Holloway asked whether this quiet swap — a similar modification of history, albeit on a much smaller scale than would be changing the name of Calhoun College — had been the right way to address the racially charged issue.

“Was this the right thing to do? Was this a missed opportunity to ask larger questions about race, representations, economic systems, and, specifically, empire?” he challenged, answering his own questions only with a “perhaps.” “Is it possible to simultaneously hold conflicting feelings about a thing and its history? Can we love Yale College and quarrel with the man who gave this place its name?”

And the questions reach far beyond Calhoun, Holloway noted, asking, “If we are prepared to change the name of one college, say Calhoun, because of John Calhoun’s anti-abolitionism, what are we to do with those named for individuals who also owned slaves, were deeply racist, or whose personal views on any number of issues run counter to our current sensibilities?”

However, the dean noted one important limitation, closing his discussion of the paintings of Yale by clarifying that he does not advocate changing the name of the University. That much, he said, is “off the table.”

Beyond this, both administrators left their questions largely unanswered, making clear their intention is to stimulate discussion and seek input from the student body.  

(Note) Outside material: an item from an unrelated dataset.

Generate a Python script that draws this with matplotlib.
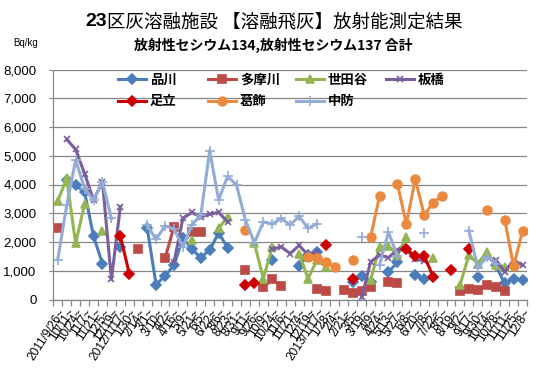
import numpy as np
import matplotlib
matplotlib.use("Agg")
import matplotlib.pyplot as plt
from matplotlib.ticker import FixedLocator, FuncFormatter

plt.rcParams['font.family'] = ['Liberation Sans', 'Noto Sans CJK JP', 'DejaVu Sans']
JP = ['Noto Sans CJK JP', 'DejaVu Sans']

dates = ["2011/9/26~", "10/11~", "10/24~", "11/7~", "11/21~", "12/5~", "12/19~",
         "2012/1/17~", "1/30~", "2/14~", "3/1~", "3/10~", "4/2~", "4/16~", "5/9~",
         "5/21~", "6/5~", "6/22~", "8/6~", "8/23~", "8/31~", "9/11~", "9/26~",
         "10/9~", "10/24~", "11/6~", "11/21~", "12/4~", "12/19~", "2013/1/17~",
         "1/28~", "2/4~", "2/21~", "3/5~", "3/19~", "4/9~", "4/24~", "5/13~",
         "5/27~", "6/8~", "6/20~", "7/8~", "7/22~", "8/5~", "8/19~", "9/2~",
         "9/17~", "9/30~", "10/14~", "10/28~", "11/11~", "11/25~", "12/8~"]

# values in Bq/kg, index -> value (missing weeks left out)
shinagawa = {1: 4170, 2: 3980, 3: 3740, 4: 2200, 5: 1250, 7: 1810, 10: 2500, 11: 520,
             12: 820, 13: 1190, 14: 2150, 15: 1750, 16: 1460, 17: 1720, 18: 2320,
             19: 1800, 24: 1390, 27: 1160, 28: 1540, 29: 1660, 33: 600, 34: 830,
             35: 610, 37: 960, 38: 1290, 40: 850, 41: 730, 47: 790, 49: 1190,
             50: 560, 51: 730, 52: 670}
tamagawa = {0: 2500, 9: 1770, 12: 1430, 13: 2530, 15: 2350, 16: 2350, 21: 1020,
            23: 420, 24: 700, 25: 460, 29: 380, 30: 300, 32: 320, 33: 240, 34: 300,
            35: 420, 37: 610, 38: 560, 45: 300, 46: 360, 47: 320, 48: 500, 49: 420,
            50: 300}
setagaya = {0: 3430, 1: 4210, 2: 1950, 3: 3320, 5: 2400, 15: 2080, 18: 2470, 19: 2880,
            22: 1950, 23: 730, 24: 1830, 27: 1600, 28: 730, 29: 1370, 30: 1140,
            35: 670, 36: 1830, 37: 1850, 38: 1550, 39: 2180, 42: 1460, 45: 500,
            46: 1540, 47: 1250, 48: 1660, 49: 1200, 50: 1140}
itabashi = {1: 5570, 2: 5220, 3: 4380, 4: 3460, 5: 4090, 6: 700, 7: 3220, 13: 1300,
            14: 2820, 15: 3030, 16: 2870, 17: 2970, 18: 3030, 19: 2700, 24: 1750,
            25: 1830, 26: 1600, 27: 1880, 28: 1550, 29: 1650, 34: 70, 35: 1310,
            36: 1540, 37: 1460, 38: 1720, 39: 1740, 40: 1400, 41: 1350, 49: 1370,
            50: 960, 51: 1370, 52: 1190}
adachi = {7: 2210, 8: 900, 21: 500, 22: 590, 30: 1890, 33: 700, 39: 1770, 40: 1500,
          41: 1520, 42: 790, 44: 1020, 46: 1750}
katsushika = {21: 2410, 28: 1480, 29: 1460, 30: 1290, 31: 1140, 33: 1370, 35: 2160,
              36: 3600, 38: 4030, 39: 2620, 40: 4190, 41: 2930, 42: 3370, 43: 3610,
              48: 3130, 50: 2780, 51: 1160, 52: 2380}
chubo = {0: 1390, 1: 3280, 2: 4850, 3: 3860, 4: 3450, 5: 4090, 6: 2820, 10: 2590,
         11: 2090, 12: 2560, 13: 2450, 14: 1830, 15: 2600, 16: 2930, 17: 5180,
         18: 3460, 19: 4290, 20: 3980, 21: 2760, 22: 1970, 23: 2700, 24: 2620,
         25: 2820, 26: 2590, 27: 2900, 28: 2470, 29: 2640, 34: 2180, 36: 1200,
         37: 2350, 38: 1500, 41: 2300, 46: 2400, 47: 1100, 48: 1480, 49: 1250}

n = len(dates)
x = np.arange(n)

def arr(d):
    a = np.full(n, np.nan)
    for k, v in d.items():
        a[k] = v
    return a

series = [
    ("品川", shinagawa, '#4A7DBA', 'D', 5.0),
    ("多摩川", tamagawa, '#BC4A47', 's', 5.3),
    ("世田谷", setagaya, '#93B653', '^', 6.3),
    ("板橋", itabashi, '#7B5E9E', 'x', 5),
    ("足立", adachi, '#CC0000', 'D', 5.0),
    ("葛飾", katsushika, '#EB8A3E', 'o', 6.3),
    ("中防", chubo, '#93ACD5', '+', 6.5),
]

fig = plt.figure(figsize=(5.38, 3.70), dpi=100)
ax = fig.add_axes([53.3/538, 1-299.5/370, (527-53.3)/538, (299.5-69.5)/370])

lines = {}
for name, d, c, m, ms in series:
    ln, = ax.plot(x, arr(d), color=c, lw=2.2, marker=m, ms=ms, mfc=c, mec=c,
                  mew=1.2, label=name)
    lines[name] = ln

ax.set_xlim(-0.5, n - 0.5)
ax.set_ylim(0, 8000)
ax.set_yticks(np.arange(0, 8001, 1000))
ax.yaxis.set_major_formatter(FuncFormatter(lambda v, p: f"{int(v):,}"))
ax.grid(axis='y', color='#868686', lw=0.9)
ax.set_axisbelow(True)
for s in ['top', 'right']:
    ax.spines[s].set_visible(False)
for s in ['left', 'bottom']:
    ax.spines[s].set_color('#868686')
    ax.spines[s].set_linewidth(0.9)
ax.tick_params(axis='y', length=3, color='#868686', pad=9, labelsize=9.5)

ax.set_xticks(x)
ax.set_xticklabels(dates, rotation=57, ha='right', va='top',
                   rotation_mode='anchor', fontsize=8.6)
ax.tick_params(axis='x', which='major', length=0, pad=5)
ax.xaxis.set_minor_locator(FixedLocator(np.arange(-0.5, n, 1.0)))
ax.tick_params(axis='x', which='minor', length=4, color='#868686', width=0.9)

# legend: four columns laid out like the original
cols = [("品川", "足立"), ("多摩川", "葛飾"), ("世田谷", "中防"), ("板橋",)]
col_x = [118, 208, 296, 386]
for i, (cx, names) in enumerate(zip(col_x, cols)):
    leg = ax.legend([lines[k] for k in names], list(names),
                    loc='upper left', bbox_to_anchor=(cx/538, 1-73/370),
                    bbox_transform=fig.transFigure, frameon=False,
                    prop={'family': JP, 'weight': 'bold', 'size': 9.6},
                    handlelength=2.1, handletextpad=0.3, labelspacing=0.55,
                    borderpad=0, borderaxespad=0)
    if i < 3:
        ax.add_artist(leg)

fig.text(107/538, 1-22/370, "23", ha='right', va='center', fontsize=14,
         weight='bold')
fig.text(107/538, 1-22/370, "区灰溶融施設 【溶融飛灰】放射能測定結果",
         ha='left', va='center', fontsize=13.3, family=JP)
fig.text(273/538, 1-45/370, "放射性セシウム134,放射性セシウム137 合計",
         ha='center', va='center', fontsize=10, weight='bold', family=JP)
fig.text(13/538, 1-43/370, "Bq/kg", ha='left', va='center', fontsize=7)

fig.savefig("out.png", dpi=100)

To facilitate that discussion, this afternoon, the University launched a website called “An open conversation,” giving students an outlet to share their own views. In addition to hosting the text of Salovey and Holloway’s addresses online, the website features the images of Elihu Yale Holloway discussed in his speech.

“This is an opportunity for us not only to examine our views, but to do so in a way that leads to thoughtful discourse and appropriate actions,” the homepage of the website reads. “As an institution of higher learning, we also hope to educate not just the public — but ourselves. We look forward to embarking on this conversation with you.”

According to the website, the University will host several events in the coming months to continue the conversation officials called for this morning. The events will formally commence with a Calhoun College Master’s Tea with History professor David Blight on Sept. 9. Additionally, Holloway himself will participate in a panel entitled “Charleston and its Aftermath: History, Symbols, Policy” later in September, and there is a conversation on University naming practices planned for Family Weekend as well.

While the administrators called for an open discussion, both carefully cautioned against turning a blind eye to history and running the risk of “self-satisfaction,” as Holloway put it. Moreover, Salovey noted, Yale holds responsibility for tackling issues of political and historical significance.
“If this kind of conversation cannot or does not happen on the campuses of the nation’s colleges and universities, then we should be concerned whether it can happen anywhere,” Salovey said.